Anthony Freedman: the ad exec betting on the golden age of branded entertainment.

For 20 years, he has urged CMOs to stop thinking about advertising in the traditional sense. Now, they’re listening.

Published by: The Drum
Date: 27/08/2025

“PepsiCo and Mondelez are moving into branded entertainment. The two advertisers have come to the same radical solution to their marketing problems; that to survive in a world where adblocking is rising while attention spans dwindle, they must now be in the business of creating content that is so good that they can sell it.”

Before two comms teams frantically call me with edit requests, this is not a news announcement. It is taken from a feature I wrote 10 years ago on why advertisers were looking beyond the 30-second spot to build their own shows, games and ‘Hollywood-esque’ entertainment properties that were intrinsically linked to their brands.

But a decade later, CMOs are still trying to crack it. A recent headline in the Wall Street Journal declared “Madison Avenue lands a bigger role in Hollywood” as brands try to muscle in on the development of films, TV shows, events and music.

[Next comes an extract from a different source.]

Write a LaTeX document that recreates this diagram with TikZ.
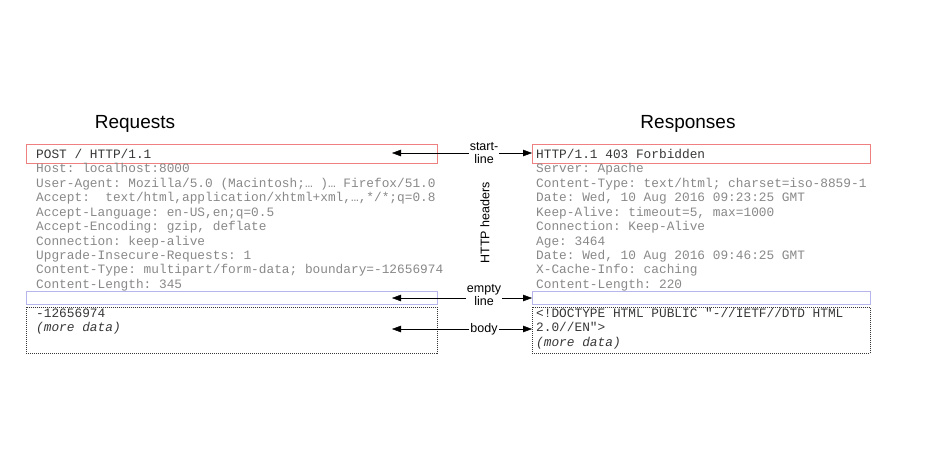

Anthony Freedman has worked at this intersection in various guises throughout his career in the industry. From founding entertainment agencies One Green Bean and Host in the early 2000s to within the walls of Havas, he’s been resolute in his belief that the most enduring companies will be built through advertising that doesn’t look anything like advertising.

Until now, it’s been an uphill battle. It’s not that marketers haven’t listened to, or even agreed with, Freedman. But the market was simply not ready for it. And if Mondelez and PepsiCo – two of the biggest ad spenders in the world, with infinite budget and influence at their disposal – struggled to create entertainment properties at any kind of scale, what hope did others have?

Freedman chalks up the challenges in the early days to a few things. Traditional broadcasters were the gatekeepers to audiences and there was little appetite for involving brands – and even less for running fully-funded branded shows. And that’s before you get into the complexities of the economic model – Freedman recalls the absurdity of trying to price a 30-minute show using 30-second advertising rates – and achieving ambitious ratings targets simply to maintain an agreed time slot.

Then, there was the rise of social platforms, which gave brands a license to quietly (and cheaply) experiment in creating content that wasn’t necessarily about the hard sell, coupled with the pendulum swinging to performance marketing. “All this came along and somewhat displaced the tension around the idea of branded entertainment,” Freedman says.

“The whole thing was just too difficult, too risky and too expensive at a point when advertising was still relatively effective,” he says.

But that’s all changed. This interview could be spent discussing Freedman’s thoughts on audience fragmentation, TV decline and the ineffectiveness of traditional paid advertising. But the gist is that he believes all the elements have finally come together for the “golden age of branded entertainment.”

“The more forward-thinking marketing leaders or brand-ambitious CEOs are saying, ‘The way that we used to build brands doesn’t work as well as it did. We’re spending billions, but it’s not delivering any enduring brand health. Simultaneously, there’s a huge reordering and disruption within the entertainment industry, so they must think more laterally around how money can be made. This has created more willingness for the entertainment industry to want, or rather, need to partner with brands,” he says. “There’s an open invitation for brands to get involved at a time when brands need to find new ways to deliver upper funnel awareness and disposition.”

Crucially, audiences today are much more willing to accept brands as part of entertainment. Just take movies such as Apple’s F1, Netflix’s reboot of Happy Gilmore, Barbie and Emilia Pérez, where CMOs have spent millions to get involved on and off screen. And viewers have largely been unfazed by their participation.